▸ **Objective**
Go through the material below and copy all lines with "this".

(Charts and diagrams as code)

● ● ● ●

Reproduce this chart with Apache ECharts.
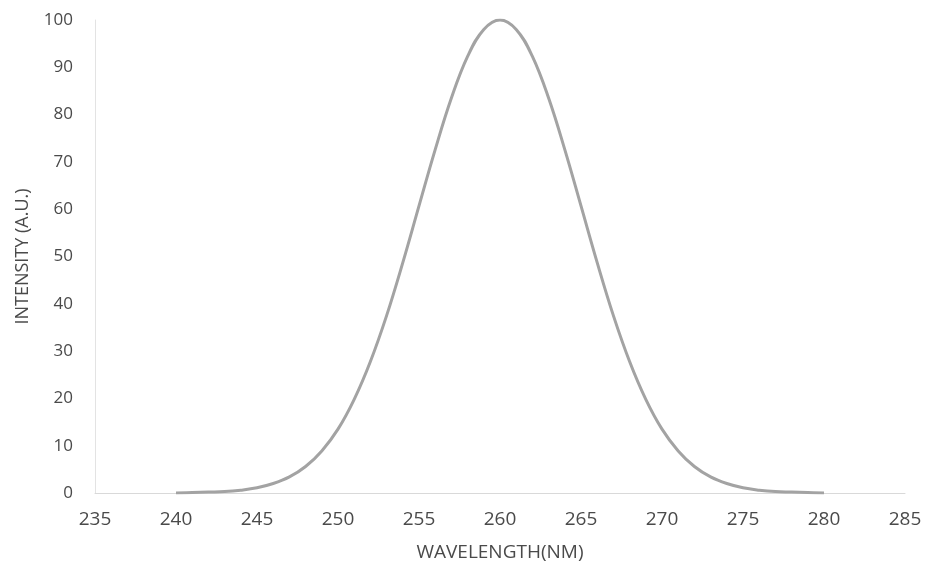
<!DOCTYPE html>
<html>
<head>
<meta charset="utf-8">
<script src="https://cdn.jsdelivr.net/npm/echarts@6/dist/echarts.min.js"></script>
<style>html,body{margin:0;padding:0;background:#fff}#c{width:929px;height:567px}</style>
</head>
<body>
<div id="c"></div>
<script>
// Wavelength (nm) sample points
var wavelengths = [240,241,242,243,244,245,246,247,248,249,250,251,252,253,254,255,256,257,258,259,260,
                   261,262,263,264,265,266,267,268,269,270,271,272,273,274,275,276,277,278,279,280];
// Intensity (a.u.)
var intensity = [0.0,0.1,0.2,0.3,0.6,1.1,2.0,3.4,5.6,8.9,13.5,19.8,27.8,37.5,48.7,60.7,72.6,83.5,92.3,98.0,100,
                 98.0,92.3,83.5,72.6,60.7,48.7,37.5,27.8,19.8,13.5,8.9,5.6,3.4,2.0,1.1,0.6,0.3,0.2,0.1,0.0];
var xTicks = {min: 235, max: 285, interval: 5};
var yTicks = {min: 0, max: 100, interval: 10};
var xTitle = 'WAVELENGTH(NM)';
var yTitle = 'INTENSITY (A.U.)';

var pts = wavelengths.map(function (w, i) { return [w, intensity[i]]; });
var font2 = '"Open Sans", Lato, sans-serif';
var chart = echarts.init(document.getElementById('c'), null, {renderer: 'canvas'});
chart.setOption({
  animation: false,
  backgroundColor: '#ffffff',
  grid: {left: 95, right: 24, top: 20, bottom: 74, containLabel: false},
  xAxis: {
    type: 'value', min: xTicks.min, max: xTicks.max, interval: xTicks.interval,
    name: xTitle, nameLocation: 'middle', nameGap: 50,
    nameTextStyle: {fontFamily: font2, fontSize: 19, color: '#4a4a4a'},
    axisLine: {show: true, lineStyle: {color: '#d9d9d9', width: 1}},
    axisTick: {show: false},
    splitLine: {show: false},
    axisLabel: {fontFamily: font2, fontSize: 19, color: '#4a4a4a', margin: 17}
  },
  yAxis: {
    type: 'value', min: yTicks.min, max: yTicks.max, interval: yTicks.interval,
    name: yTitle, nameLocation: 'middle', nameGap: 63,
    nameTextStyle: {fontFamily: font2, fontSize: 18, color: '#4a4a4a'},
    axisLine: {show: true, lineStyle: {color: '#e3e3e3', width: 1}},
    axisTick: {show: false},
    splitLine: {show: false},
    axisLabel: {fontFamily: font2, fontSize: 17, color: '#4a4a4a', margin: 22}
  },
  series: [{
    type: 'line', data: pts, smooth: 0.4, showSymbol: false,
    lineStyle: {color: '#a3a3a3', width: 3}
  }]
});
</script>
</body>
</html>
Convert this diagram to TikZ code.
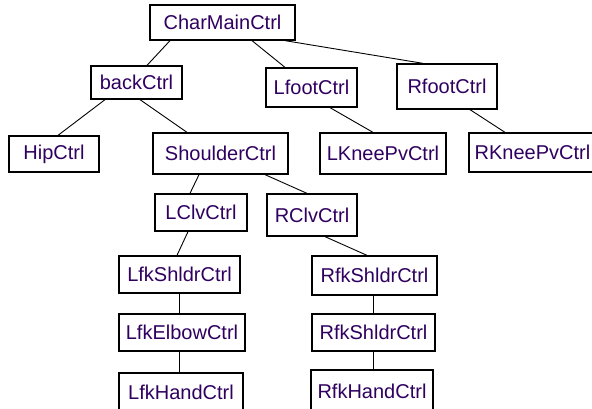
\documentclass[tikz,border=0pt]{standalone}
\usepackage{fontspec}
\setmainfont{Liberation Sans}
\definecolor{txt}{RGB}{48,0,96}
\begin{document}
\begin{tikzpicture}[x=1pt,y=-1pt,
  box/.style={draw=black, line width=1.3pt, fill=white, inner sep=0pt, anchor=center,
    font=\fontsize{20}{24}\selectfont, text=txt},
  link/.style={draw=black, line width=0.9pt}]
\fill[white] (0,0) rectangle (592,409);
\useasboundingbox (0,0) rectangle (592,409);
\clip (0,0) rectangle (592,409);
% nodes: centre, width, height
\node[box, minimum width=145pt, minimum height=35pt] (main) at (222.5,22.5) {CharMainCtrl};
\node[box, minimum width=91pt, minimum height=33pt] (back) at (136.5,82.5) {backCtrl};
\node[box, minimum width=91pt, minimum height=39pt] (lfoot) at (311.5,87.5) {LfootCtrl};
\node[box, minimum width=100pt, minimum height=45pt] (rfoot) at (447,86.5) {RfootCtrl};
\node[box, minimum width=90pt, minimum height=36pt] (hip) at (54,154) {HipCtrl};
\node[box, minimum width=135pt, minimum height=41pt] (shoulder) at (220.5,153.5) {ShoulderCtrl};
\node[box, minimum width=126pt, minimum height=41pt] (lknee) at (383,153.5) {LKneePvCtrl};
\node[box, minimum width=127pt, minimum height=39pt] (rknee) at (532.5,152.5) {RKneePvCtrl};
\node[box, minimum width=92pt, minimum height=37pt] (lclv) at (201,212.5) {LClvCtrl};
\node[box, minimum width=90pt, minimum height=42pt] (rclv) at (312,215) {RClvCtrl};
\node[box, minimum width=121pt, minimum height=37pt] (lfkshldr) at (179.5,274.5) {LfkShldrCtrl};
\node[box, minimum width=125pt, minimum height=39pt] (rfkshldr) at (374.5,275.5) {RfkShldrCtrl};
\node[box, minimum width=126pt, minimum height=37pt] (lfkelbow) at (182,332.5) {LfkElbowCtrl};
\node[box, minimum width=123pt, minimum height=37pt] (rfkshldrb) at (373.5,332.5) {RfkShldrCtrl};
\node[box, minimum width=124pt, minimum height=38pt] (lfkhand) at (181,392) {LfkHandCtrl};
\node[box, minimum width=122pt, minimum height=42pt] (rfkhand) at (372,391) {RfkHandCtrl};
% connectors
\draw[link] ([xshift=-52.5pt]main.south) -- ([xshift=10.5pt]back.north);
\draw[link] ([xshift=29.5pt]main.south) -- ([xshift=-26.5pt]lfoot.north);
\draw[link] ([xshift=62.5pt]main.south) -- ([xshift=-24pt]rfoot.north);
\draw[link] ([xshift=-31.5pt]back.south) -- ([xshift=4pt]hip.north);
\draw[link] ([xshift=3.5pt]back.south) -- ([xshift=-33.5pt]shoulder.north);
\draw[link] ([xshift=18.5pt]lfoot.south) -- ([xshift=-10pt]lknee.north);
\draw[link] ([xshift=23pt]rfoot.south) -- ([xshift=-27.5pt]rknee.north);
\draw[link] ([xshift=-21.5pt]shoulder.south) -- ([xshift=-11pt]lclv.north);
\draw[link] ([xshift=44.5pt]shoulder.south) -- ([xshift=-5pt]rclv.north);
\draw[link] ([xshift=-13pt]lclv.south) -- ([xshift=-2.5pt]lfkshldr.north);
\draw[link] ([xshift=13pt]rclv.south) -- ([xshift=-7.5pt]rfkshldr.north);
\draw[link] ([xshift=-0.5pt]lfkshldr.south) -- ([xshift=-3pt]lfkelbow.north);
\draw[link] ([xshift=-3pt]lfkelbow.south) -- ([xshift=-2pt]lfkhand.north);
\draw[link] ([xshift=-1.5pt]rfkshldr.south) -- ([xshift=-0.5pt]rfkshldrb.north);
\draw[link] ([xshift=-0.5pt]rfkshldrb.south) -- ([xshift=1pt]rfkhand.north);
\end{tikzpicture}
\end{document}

● ● ● ●

▸ **Answer below**
Reproduce this chart with Apache ECharts.
Convert this diagram to TikZ code.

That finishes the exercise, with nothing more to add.